* start DATASET EXCERPT *

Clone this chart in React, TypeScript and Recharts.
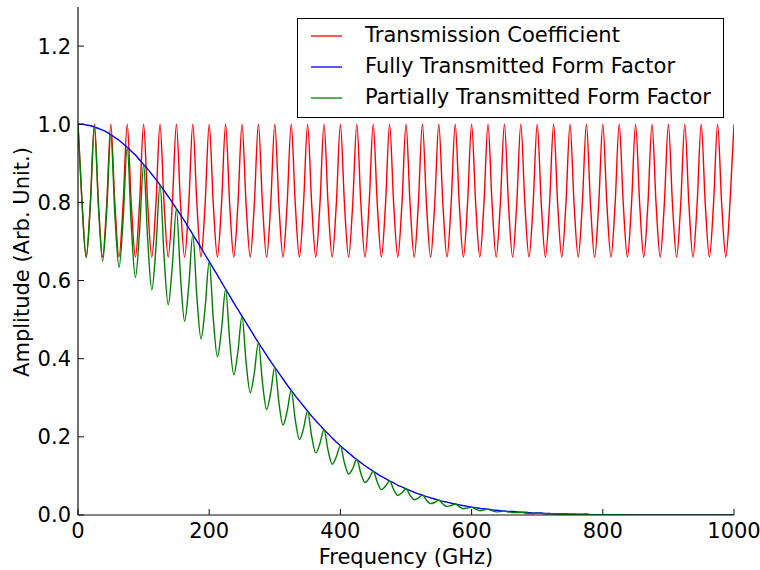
import React from 'react';
import { LineChart, Line, XAxis, YAxis, Legend } from 'recharts';

const FONT = '"DejaVu Sans", "Bitstream Vera Sans", sans-serif';
const FS = 21;

// Frequency grid (GHz)
const frequencyGHz = [
  0, 6.25, 12.5, 18.75, 25, 31.25, 37.5, 43.75,
  50, 56.25, 62.5, 68.75, 75, 81.25, 87.5, 93.75,
  100, 106.25, 112.5, 118.75, 125, 131.25, 137.5, 143.75,
  150, 156.25, 162.5, 168.75, 175, 181.25, 187.5, 193.75,
  200, 206.25, 212.5, 218.75, 225, 231.25, 237.5, 243.75,
  250, 256.25, 262.5, 268.75, 275, 281.25, 287.5, 293.75,
  300, 306.25, 312.5, 318.75, 325, 331.25, 337.5, 343.75,
  350, 356.25, 362.5, 368.75, 375, 381.25, 387.5, 393.75,
  400, 406.25, 412.5, 418.75, 425, 431.25, 437.5, 443.75,
  450, 456.25, 462.5, 468.75, 475, 481.25, 487.5, 493.75,
  500, 506.25, 512.5, 518.75, 525, 531.25, 537.5, 543.75,
  550, 556.25, 562.5, 568.75, 575, 581.25, 587.5, 593.75,
  600, 606.25, 612.5, 618.75, 625, 631.25, 637.5, 643.75,
  650, 656.25, 662.5, 668.75, 675, 681.25, 687.5, 693.75,
  700, 706.25, 712.5, 718.75, 725, 731.25, 737.5, 743.75,
  750, 756.25, 762.5, 768.75, 775, 781.25, 787.5, 793.75,
  800, 806.25, 812.5, 818.75, 825, 831.25, 837.5, 843.75,
  850, 856.25, 862.5, 868.75, 875, 881.25, 887.5, 893.75,
  900, 906.25, 912.5, 918.75, 925, 931.25, 937.5, 943.75,
  950, 956.25, 962.5, 968.75, 975, 981.25, 987.5, 993.75,
  1000,
];

// Transmission Coefficient (red)
const transmission = [
  1, 0.795, 0.66, 0.795, 1, 0.795, 0.66, 0.795,
  1, 0.795, 0.66, 0.795, 1, 0.795, 0.66, 0.795,
  1, 0.795, 0.66, 0.795, 1, 0.795, 0.66, 0.795,
  1, 0.795, 0.66, 0.795, 1, 0.795, 0.66, 0.795,
  1, 0.795, 0.66, 0.795, 1, 0.795, 0.66, 0.795,
  1, 0.795, 0.66, 0.795, 1, 0.795, 0.66, 0.795,
  1, 0.795, 0.66, 0.795, 1, 0.795, 0.66, 0.795,
  1, 0.795, 0.66, 0.795, 1, 0.795, 0.66, 0.795,
  1, 0.795, 0.66, 0.795, 1, 0.795, 0.66, 0.795,
  1, 0.795, 0.66, 0.795, 1, 0.795, 0.66, 0.795,
  1, 0.795, 0.66, 0.795, 1, 0.795, 0.66, 0.795,
  1, 0.795, 0.66, 0.795, 1, 0.795, 0.66, 0.795,
  1, 0.795, 0.66, 0.795, 1, 0.795, 0.66, 0.795,
  1, 0.795, 0.66, 0.795, 1, 0.795, 0.66, 0.795,
  1, 0.795, 0.66, 0.795, 1, 0.795, 0.66, 0.795,
  1, 0.795, 0.66, 0.795, 1, 0.795, 0.66, 0.795,
  1, 0.795, 0.66, 0.795, 1, 0.795, 0.66, 0.795,
  1, 0.795, 0.66, 0.795, 1, 0.795, 0.66, 0.795,
  1, 0.795, 0.66, 0.795, 1, 0.795, 0.66, 0.795,
  1, 0.795, 0.66, 0.795, 1, 0.795, 0.66, 0.795,
  1,
];

// Fully Transmitted Form Factor (blue)
const fullFormFactor = [
  1.0, 1.0, 0.998, 0.996, 0.993, 0.989, 0.985, 0.98,
  0.973, 0.966, 0.959, 0.95, 0.941, 0.931, 0.921, 0.909,
  0.897, 0.885, 0.872, 0.859, 0.845, 0.83, 0.815, 0.8,
  0.784, 0.768, 0.752, 0.735, 0.718, 0.701, 0.684, 0.666,
  0.649, 0.631, 0.614, 0.596, 0.578, 0.561, 0.543, 0.526,
  0.509, 0.492, 0.475, 0.458, 0.441, 0.425, 0.409, 0.393,
  0.378, 0.363, 0.348, 0.333, 0.319, 0.305, 0.292, 0.279,
  0.266, 0.253, 0.241, 0.23, 0.218, 0.208, 0.197, 0.187,
  0.177, 0.168, 0.159, 0.15, 0.142, 0.134, 0.126, 0.119,
  0.112, 0.105, 0.099, 0.093, 0.087, 0.082, 0.076, 0.072,
  0.067, 0.063, 0.058, 0.054, 0.051, 0.047, 0.044, 0.041,
  0.038, 0.035, 0.033, 0.03, 0.028, 0.026, 0.024, 0.022,
  0.02, 0.019, 0.017, 0.016, 0.015, 0.013, 0.012, 0.011,
  0.01, 0.009, 0.009, 0.008, 0.007, 0.007, 0.006, 0.005,
  0.005, 0.005, 0.004, 0.004, 0.003, 0.003, 0.003, 0.003,
  0.002, 0.002, 0.002, 0.002, 0.002, 0.001, 0.001, 0.001,
  0.001, 0.001, 0.001, 0.001, 0.001, 0.001, 0.001, 0,
  0, 0, 0, 0, 0, 0, 0, 0,
  0, 0, 0, 0, 0, 0, 0, 0,
  0, 0, 0, 0, 0, 0, 0, 0,
  0,
];

// Partially Transmitted Form Factor (green)
const partialFormFactor = [
  1.0, 0.795, 0.659, 0.792, 0.993, 0.787, 0.65, 0.779,
  0.973, 0.768, 0.633, 0.755, 0.941, 0.74, 0.608, 0.723,
  0.897, 0.704, 0.576, 0.683, 0.845, 0.66, 0.538, 0.636,
  0.784, 0.61, 0.496, 0.584, 0.718, 0.557, 0.451, 0.53,
  0.649, 0.502, 0.405, 0.474, 0.578, 0.446, 0.359, 0.418,
  0.509, 0.391, 0.313, 0.364, 0.441, 0.338, 0.27, 0.313,
  0.378, 0.288, 0.23, 0.265, 0.319, 0.243, 0.193, 0.221,
  0.266, 0.201, 0.159, 0.183, 0.218, 0.165, 0.13, 0.149,
  0.177, 0.133, 0.105, 0.119, 0.142, 0.106, 0.083, 0.094,
  0.112, 0.084, 0.065, 0.074, 0.087, 0.065, 0.05, 0.057,
  0.067, 0.05, 0.039, 0.043, 0.051, 0.038, 0.029, 0.032,
  0.038, 0.028, 0.022, 0.024, 0.028, 0.021, 0.016, 0.018,
  0.02, 0.015, 0.011, 0.013, 0.015, 0.011, 0.008, 0.009,
  0.01, 0.008, 0.006, 0.006, 0.007, 0.005, 0.004, 0.004,
  0.005, 0.004, 0.003, 0.003, 0.003, 0.002, 0.002, 0.002,
  0.002, 0.002, 0.001, 0.001, 0.002, 0.001, 0.001, 0.001,
  0.001, 0.001, 0.001, 0.001, 0.001, 0, 0, 0,
  0, 0, 0, 0, 0, 0, 0, 0,
  0, 0, 0, 0, 0, 0, 0, 0,
  0, 0, 0, 0, 0, 0, 0, 0,
  0,
];

const xTicks = [0, 200, 400, 600, 800, 1000];
const yTicks = [0, 0.2, 0.4, 0.6, 0.8, 1.0, 1.2];

const seriesNames = [
  'Transmission Coefficient',
  'Fully Transmitted Form Factor',
  'Partially Transmitted Form Factor',
];
const seriesColors = ['#ff0000', '#0000ff', '#008000'];

const renderLegend = () => (
  <div
    style={{
      position: 'relative',
      boxSizing: 'border-box',
      width: 427,
      height: 100,
      border: '1px solid #000',
      background: '#fff',
      fontFamily: FONT,
      fontSize: FS,
      color: '#000',
    }}
  >
    {seriesNames.map((name, i) => (
      <div
        key={name}
        style={{
          position: 'absolute',
          left: 0,
          top: 1 + i * 31,
          height: 31,
          width: 425,
          display: 'flex',
          alignItems: 'center',
        }}
      >
        <svg width={31} height={4} style={{ marginLeft: 13, display: 'block' }}>
          <line x1={0} y1={2} x2={31} y2={2} stroke={seriesColors[i]} strokeWidth={1.3} />
        </svg>
        <span style={{ marginLeft: 23, whiteSpace: 'nowrap', lineHeight: '31px' }}>{name}</span>
      </div>
    ))}
  </div>
);

const tickStyle = { fill: '#000', fontSize: FS, fontFamily: FONT };

export default function App() {
  const data = frequencyGHz.map((f, i) => ({
    f,
    t: transmission[i],
    full: fullFormFactor[i],
    part: partialFormFactor[i],
  }));

  return (
    <div style={{ position: 'absolute', left: 0, top: 0, width: 760, height: 570, background: '#fff' }}>
      <LineChart width={760} height={570} data={data} margin={{ top: 7, right: 26, bottom: 0, left: 0 }}>
        <XAxis
          dataKey="f"
          type="number"
          domain={[0, 1000]}
          ticks={xTicks}
          height={55}
          tickSize={-6}
          tickMargin={14}
          tick={tickStyle}
          axisLine={{ stroke: '#111', strokeWidth: 1.2 }}
          tickLine={{ stroke: '#111' }}
          allowDataOverflow
          label={{
            content: () => (
              <text x={406} y={564} textAnchor="middle" fill="#000" fontSize={FS} fontFamily={FONT}>
                Frequency (GHz)
              </text>
            ),
          }}
        />
        <XAxis
          xAxisId="top"
          orientation="top"
          dataKey="f"
          type="number"
          domain={[0, 1000]}
          ticks={xTicks}
          height={0}
          tickSize={-6}
          tick={false}
          axisLine={{ stroke: '#111', strokeWidth: 1.2 }}
          tickLine={{ stroke: '#111' }}
          allowDataOverflow
        />
        <YAxis
          type="number"
          domain={[0, 1.3]}
          ticks={yTicks}
          width={78}
          tickSize={-6}
          tickMargin={13}
          tick={tickStyle}
          tickFormatter={(v: number) => v.toFixed(1)}
          axisLine={{ stroke: '#111', strokeWidth: 1.2 }}
          tickLine={{ stroke: '#111' }}
          allowDataOverflow
          label={{
            content: () => (
              <text
                x={29}
                y={262}
                transform="rotate(-90 29 262)"
                textAnchor="middle"
                fill="#000"
                fontSize={FS}
                fontFamily={FONT}
              >
                Amplitude (Arb. Unit.)
              </text>
            ),
          }}
        />
        <YAxis
          yAxisId="right"
          orientation="right"
          type="number"
          domain={[0, 1.3]}
          ticks={yTicks}
          width={0}
          tickSize={-6}
          tick={false}
          axisLine={{ stroke: '#111', strokeWidth: 1.2 }}
          tickLine={{ stroke: '#111' }}
          allowDataOverflow
        />
        <Line
          dataKey="t"
          name={seriesNames[0]}
          type="monotone"
          stroke={seriesColors[0]}
          strokeWidth={1.4}
          dot={false}
          activeDot={false}
          isAnimationActive={false}
        />
        <Line
          dataKey="full"
          name={seriesNames[1]}
          type="monotone"
          stroke={seriesColors[1]}
          strokeWidth={1.4}
          dot={false}
          activeDot={false}
          isAnimationActive={false}
        />
        <Line
          dataKey="part"
          name={seriesNames[2]}
          type="monotone"
          stroke={seriesColors[2]}
          strokeWidth={1.4}
          dot={false}
          activeDot={false}
          isAnimationActive={false}
        />
        <Legend
          layout="vertical"
          align="center"
          verticalAlign="middle"
          content={renderLegend}
          wrapperStyle={{ position: 'absolute', left: 297, top: 18, width: 427, height: 100 }}
        />
      </LineChart>
    </div>
  );
}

* end DATASET EXCERPT *

> [INSTRUCTIONS FOR THE TASK]: Print, exactly as written, the lines above from the first one to the one containing "const FS = 21;". Leave out pictures.

> [IN RESPONSE]:
Clone this chart in React, TypeScript and Recharts.
import React from 'react';
import { LineChart, Line, XAxis, YAxis, Legend } from 'recharts';

const FONT = '"DejaVu Sans", "Bitstream Vera Sans", sans-serif';
const FS = 21;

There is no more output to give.